Raw data ::
»»
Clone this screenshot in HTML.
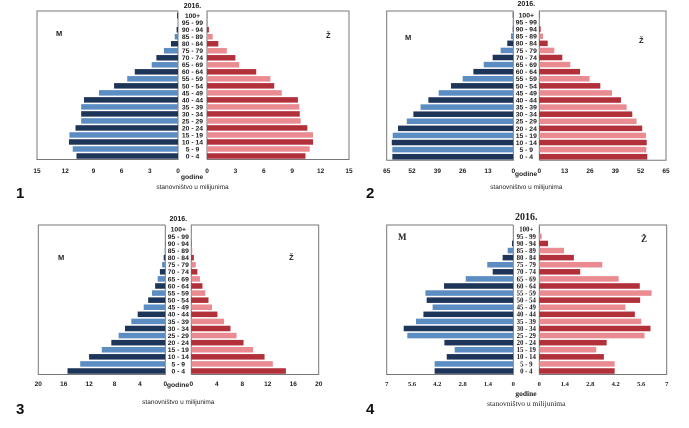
<!DOCTYPE html>
<html><head><meta charset="utf-8"><style>
html,body{margin:0;padding:0;background:#fff;width:689px;height:428px;overflow:hidden}
svg{display:block}
</style></head><body>
<svg id="svg" width="689" height="428" xmlns="http://www.w3.org/2000/svg" font-family="Liberation Sans, sans-serif"></svg>
<script>
const ageGroups = ["0 - 4","5 - 9","10 - 14","15 - 19","20 - 24","25 - 29","30 - 34","35 - 39","40 - 44","45 - 49","50 - 54","55 - 59","60 - 64","65 - 69","70 - 74","75 - 79","80 - 84","85 - 89","90 - 94","95 - 99","100+"];
const p1Male   = [10.8,11.2,11.6,11.55,10.9,10.3,10.3,10.3,10.0,8.4,6.8,5.4,4.6,2.8,2.3,1.5,0.75,0.35,0.15,0.05,0.1];
const p1Female = [10.4,10.85,11.2,11.2,10.6,9.9,9.8,9.75,9.6,7.9,7.1,6.7,5.2,3.4,3.0,2.1,1.2,0.6,0.2,0.1,0.05];
const p1Ticks  = ["0","3","6","9","12","15"];
const p2Male   = [62.1,62.1,62.4,61.9,59.2,54.7,51.3,47.6,43.6,38.3,32,26,20.5,15.2,10.6,6.5,3.1,1.2,0.3,0.2,0.3];
const p2Female = [55.4,54.9,55.1,54.7,52.8,49.9,47.7,44.8,41.9,37.3,31.3,25.8,20.9,15.9,11.8,7.7,4.3,1.9,0.7,0.2,0.2];
const p2Ticks  = ["0","13","26","39","52","65"];
const p3Male   = [15.4,13.4,12.0,10.0,8.5,7.35,6.35,5.35,4.35,3.4,2.7,2.1,1.6,1.2,0.85,0.5,0.25,0.1,0.05,0,0];
const p3Female = [14.85,12.8,11.5,9.7,8.2,7.1,6.15,5.15,4.1,3.25,2.7,2.2,1.75,1.35,0.95,0.7,0.4,0.15,0.05,0.02,0];
const p3Ticks  = ["0","4","8","12","16","20"];
const p4Male   = [4.35,4.35,3.68,3.24,3.81,5.86,6.06,5.38,4.97,4.46,4.79,4.86,3.83,2.63,1.14,1.44,0.59,0.31,0.07,0,0];
const p4Female = [4.14,4.14,3.55,3.13,3.7,5.78,6.11,5.6,5.25,4.73,5.54,6.17,5.52,4.36,2.25,3.46,1.9,1.36,0.48,0.13,0.02];
const p4Ticks  = ["0","1.4","2.8","4.2","5.6","7"];

const NS="http://www.w3.org/2000/svg";
const svg=document.getElementById('svg');
function mk(tag,attrs,parent){const e=document.createElementNS(NS,tag);for(const k in attrs)e.setAttribute(k,attrs[k]);(parent||svg).appendChild(e);return e;}

function drawPanel(id,male,female,ticks,L){
  const g=mk('g',{});
  
  
  const max=parseFloat(ticks[ticks.length-1]);
  const xl=v=>L.lz-(L.lz-L.l0)*v/max;
  const xr=v=>L.rz+(L.r1-L.rz)*v/max;
  const step=(L.y0-L.y20)/20;
  const yc=i=>L.y0-i*step;
  const bh=step*0.78;
  const bottom=L.y0+step/2;
  const ff=L.serif?'Liberation Serif, serif':'Liberation Sans, sans-serif';
  g.setAttribute('font-family',ff);
  const b1=mk('path',{d:`M${L.lz},${L.top}H${L.l0}V${bottom}H${L.lz}V${L.top}`,fill:'none',stroke:'#777','stroke-width':1},g);
  
  
  const b2=mk('path',{d:`M${L.rz},${bottom}V${L.top}H${L.r1}V${bottom}H${L.rz}`,fill:'none',stroke:'#777','stroke-width':1},g);
  
  
  for(let i=0;i<ageGroups.length;i++){
    const dark=i%2===0;
    const m=mk('rect',{x:xl(male[i]),y:yc(i)-bh/2,width:L.lz-xl(male[i]),height:bh,fill:dark?'#1d3559':'#5b8cc2'},g);
    
    
    const f=mk('rect',{x:L.rz,y:yc(i)-bh/2,width:xr(female[i])-L.rz,height:bh,fill:dark?'#b2303a':'#ea8b92'},g);
    
    
    const t=mk('text',{x:(L.lz+L.rz)/2,y:yc(i)+2.4,'text-anchor':'middle','font-size':6.8,'font-weight':'bold',fill:'#222'},g);
    t.textContent=ageGroups[i];
    
    
  }
  for(let k=0;k<ticks.length;k++){
    const v=parseFloat(ticks[k]);
    const a=mk('text',{x:xl(v),y:L.ty,'text-anchor':'middle','font-size':6.5,'font-weight':'bold',fill:'#222'},g);
    a.textContent=ticks[k];
    
    
    const b=mk('text',{x:xr(v),y:L.ty,'text-anchor':'middle','font-size':6.5,'font-weight':'bold',fill:'#222'},g);
    b.textContent=ticks[k];
    
    
  }
  const tt=mk('text',{x:(L.lz+L.rz)/2,y:L.titleY,'text-anchor':'middle','font-size':L.serif?10:7,'font-weight':'bold',fill:'#222'},g);
  tt.textContent='2016.';
  
  
  const gd=mk('text',{x:L.gx,y:L.gy,'text-anchor':'middle','font-size':L.serif?7.5:6.8,'font-weight':'bold',fill:'#222'},g);
  gd.textContent='godine';
  
  
  const st=mk('text',{x:(L.lz+L.rz)/2,y:L.sy,'text-anchor':'middle','font-size':L.serif?7.5:6.5,fill:'#222'},g);
  st.textContent='stanovništvo u milijunima';
  
  
  const mm=mk('text',{x:L.mx,y:L.my,'font-size':L.serif?9:7.5,'font-weight':'bold',fill:'#222'},g);
  mm.textContent='M';
  
  
  const zz=mk('text',{x:L.zx,y:L.zy,'font-size':L.serif?9:7.5,'font-weight':'bold',fill:'#222'},g);
  zz.textContent='Ž';
  
  
  const n=mk('text',{x:L.nx,y:L.ny,'font-size':15,'font-weight':'bold',fill:'#111','font-family':'Liberation Sans, sans-serif'},g);
  n.textContent=String(id);
  
  
}

drawPanel(1,p1Male,p1Female,p1Ticks,{l0:37,lz:178,rz:207,r1:349,top:11,y0:156,y20:15.7,ty:173,titleY:8,gx:192,gy:179,sy:189,mx:56,my:36,zx:326,zy:38,nx:16,ny:198});
drawPanel(2,p2Male,p2Female,p2Ticks,{l0:386.7,lz:513.3,rz:539.3,r1:666,top:11,y0:156.7,y20:15,ty:173,titleY:6,gx:526,gy:176,sy:189,mx:405,my:40,zx:639,zy:43,nx:366,ny:198});
drawPanel(3,p3Male,p3Female,p3Ticks,{l0:38.3,lz:165.3,rz:191.3,r1:318.7,top:225,y0:371,y20:229.3,ty:386,titleY:221,gx:178,gy:387,sy:404,mx:58,my:260,zx:289,zy:260,nx:16,ny:414});
drawPanel(4,p4Male,p4Female,p4Ticks,{serif:true,l0:386.7,lz:513.3,rz:539.3,r1:666.7,top:225,y0:371,y20:229.3,ty:386,titleY:220,gx:526,gy:396,sy:406,mx:398,my:240,zx:641,zy:242,nx:366,ny:414});
</script>
</body></html>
««
Write out the listing above again, exactly, but with no pictures in the copy.

Clone this screenshot in HTML.
<!DOCTYPE html>
<html><head><meta charset="utf-8"><style>
html,body{margin:0;padding:0;background:#fff;width:689px;height:428px;overflow:hidden}
svg{display:block}
</style></head><body>
<svg id="svg" width="689" height="428" xmlns="http://www.w3.org/2000/svg" font-family="Liberation Sans, sans-serif"></svg>
<script>
const ageGroups = ["0 - 4","5 - 9","10 - 14","15 - 19","20 - 24","25 - 29","30 - 34","35 - 39","40 - 44","45 - 49","50 - 54","55 - 59","60 - 64","65 - 69","70 - 74","75 - 79","80 - 84","85 - 89","90 - 94","95 - 99","100+"];
const p1Male   = [10.8,11.2,11.6,11.55,10.9,10.3,10.3,10.3,10.0,8.4,6.8,5.4,4.6,2.8,2.3,1.5,0.75,0.35,0.15,0.05,0.1];
const p1Female = [10.4,10.85,11.2,11.2,10.6,9.9,9.8,9.75,9.6,7.9,7.1,6.7,5.2,3.4,3.0,2.1,1.2,0.6,0.2,0.1,0.05];
const p1Ticks  = ["0","3","6","9","12","15"];
const p2Male   = [62.1,62.1,62.4,61.9,59.2,54.7,51.3,47.6,43.6,38.3,32,26,20.5,15.2,10.6,6.5,3.1,1.2,0.3,0.2,0.3];
const p2Female = [55.4,54.9,55.1,54.7,52.8,49.9,47.7,44.8,41.9,37.3,31.3,25.8,20.9,15.9,11.8,7.7,4.3,1.9,0.7,0.2,0.2];
const p2Ticks  = ["0","13","26","39","52","65"];
const p3Male   = [15.4,13.4,12.0,10.0,8.5,7.35,6.35,5.35,4.35,3.4,2.7,2.1,1.6,1.2,0.85,0.5,0.25,0.1,0.05,0,0];
const p3Female = [14.85,12.8,11.5,9.7,8.2,7.1,6.15,5.15,4.1,3.25,2.7,2.2,1.75,1.35,0.95,0.7,0.4,0.15,0.05,0.02,0];
const p3Ticks  = ["0","4","8","12","16","20"];
const p4Male   = [4.35,4.35,3.68,3.24,3.81,5.86,6.06,5.38,4.97,4.46,4.79,4.86,3.83,2.63,1.14,1.44,0.59,0.31,0.07,0,0];
const p4Female = [4.14,4.14,3.55,3.13,3.7,5.78,6.11,5.6,5.25,4.73,5.54,6.17,5.52,4.36,2.25,3.46,1.9,1.36,0.48,0.13,0.02];
const p4Ticks  = ["0","1.4","2.8","4.2","5.6","7"];

const NS="http://www.w3.org/2000/svg";
const svg=document.getElementById('svg');
function mk(tag,attrs,parent){const e=document.createElementNS(NS,tag);for(const k in attrs)e.setAttribute(k,attrs[k]);(parent||svg).appendChild(e);return e;}

function drawPanel(id,male,female,ticks,L){
  const g=mk('g',{});
  
  
  const max=parseFloat(ticks[ticks.length-1]);
  const xl=v=>L.lz-(L.lz-L.l0)*v/max;
  const xr=v=>L.rz+(L.r1-L.rz)*v/max;
  const step=(L.y0-L.y20)/20;
  const yc=i=>L.y0-i*step;
  const bh=step*0.78;
  const bottom=L.y0+step/2;
  const ff=L.serif?'Liberation Serif, serif':'Liberation Sans, sans-serif';
  g.setAttribute('font-family',ff);
  const b1=mk('path',{d:`M${L.lz},${L.top}H${L.l0}V${bottom}H${L.lz}V${L.top}`,fill:'none',stroke:'#777','stroke-width':1},g);
  
  
  const b2=mk('path',{d:`M${L.rz},${bottom}V${L.top}H${L.r1}V${bottom}H${L.rz}`,fill:'none',stroke:'#777','stroke-width':1},g);
  
  
  for(let i=0;i<ageGroups.length;i++){
    const dark=i%2===0;
    const m=mk('rect',{x:xl(male[i]),y:yc(i)-bh/2,width:L.lz-xl(male[i]),height:bh,fill:dark?'#1d3559':'#5b8cc2'},g);
    
    
    const f=mk('rect',{x:L.rz,y:yc(i)-bh/2,width:xr(female[i])-L.rz,height:bh,fill:dark?'#b2303a':'#ea8b92'},g);
    
    
    const t=mk('text',{x:(L.lz+L.rz)/2,y:yc(i)+2.4,'text-anchor':'middle','font-size':6.8,'font-weight':'bold',fill:'#222'},g);
    t.textContent=ageGroups[i];
    
    
  }
  for(let k=0;k<ticks.length;k++){
    const v=parseFloat(ticks[k]);
    const a=mk('text',{x:xl(v),y:L.ty,'text-anchor':'middle','font-size':6.5,'font-weight':'bold',fill:'#222'},g);
    a.textContent=ticks[k];
    
    
    const b=mk('text',{x:xr(v),y:L.ty,'text-anchor':'middle','font-size':6.5,'font-weight':'bold',fill:'#222'},g);
    b.textContent=ticks[k];
    
    
  }
  const tt=mk('text',{x:(L.lz+L.rz)/2,y:L.titleY,'text-anchor':'middle','font-size':L.serif?10:7,'font-weight':'bold',fill:'#222'},g);
  tt.textContent='2016.';
  
  
  const gd=mk('text',{x:L.gx,y:L.gy,'text-anchor':'middle','font-size':L.serif?7.5:6.8,'font-weight':'bold',fill:'#222'},g);
  gd.textContent='godine';
  
  
  const st=mk('text',{x:(L.lz+L.rz)/2,y:L.sy,'text-anchor':'middle','font-size':L.serif?7.5:6.5,fill:'#222'},g);
  st.textContent='stanovništvo u milijunima';
  
  
  const mm=mk('text',{x:L.mx,y:L.my,'font-size':L.serif?9:7.5,'font-weight':'bold',fill:'#222'},g);
  mm.textContent='M';
  
  
  const zz=mk('text',{x:L.zx,y:L.zy,'font-size':L.serif?9:7.5,'font-weight':'bold',fill:'#222'},g);
  zz.textContent='Ž';
  
  
  const n=mk('text',{x:L.nx,y:L.ny,'font-size':15,'font-weight':'bold',fill:'#111','font-family':'Liberation Sans, sans-serif'},g);
  n.textContent=String(id);
  
  
}

drawPanel(1,p1Male,p1Female,p1Ticks,{l0:37,lz:178,rz:207,r1:349,top:11,y0:156,y20:15.7,ty:173,titleY:8,gx:192,gy:179,sy:189,mx:56,my:36,zx:326,zy:38,nx:16,ny:198});
drawPanel(2,p2Male,p2Female,p2Ticks,{l0:386.7,lz:513.3,rz:539.3,r1:666,top:11,y0:156.7,y20:15,ty:173,titleY:6,gx:526,gy:176,sy:189,mx:405,my:40,zx:639,zy:43,nx:366,ny:198});
drawPanel(3,p3Male,p3Female,p3Ticks,{l0:38.3,lz:165.3,rz:191.3,r1:318.7,top:225,y0:371,y20:229.3,ty:386,titleY:221,gx:178,gy:387,sy:404,mx:58,my:260,zx:289,zy:260,nx:16,ny:414});
drawPanel(4,p4Male,p4Female,p4Ticks,{serif:true,l0:386.7,lz:513.3,rz:539.3,r1:666.7,top:225,y0:371,y20:229.3,ty:386,titleY:220,gx:526,gy:396,sy:406,mx:398,my:240,zx:641,zy:242,nx:366,ny:414});
</script>
</body></html>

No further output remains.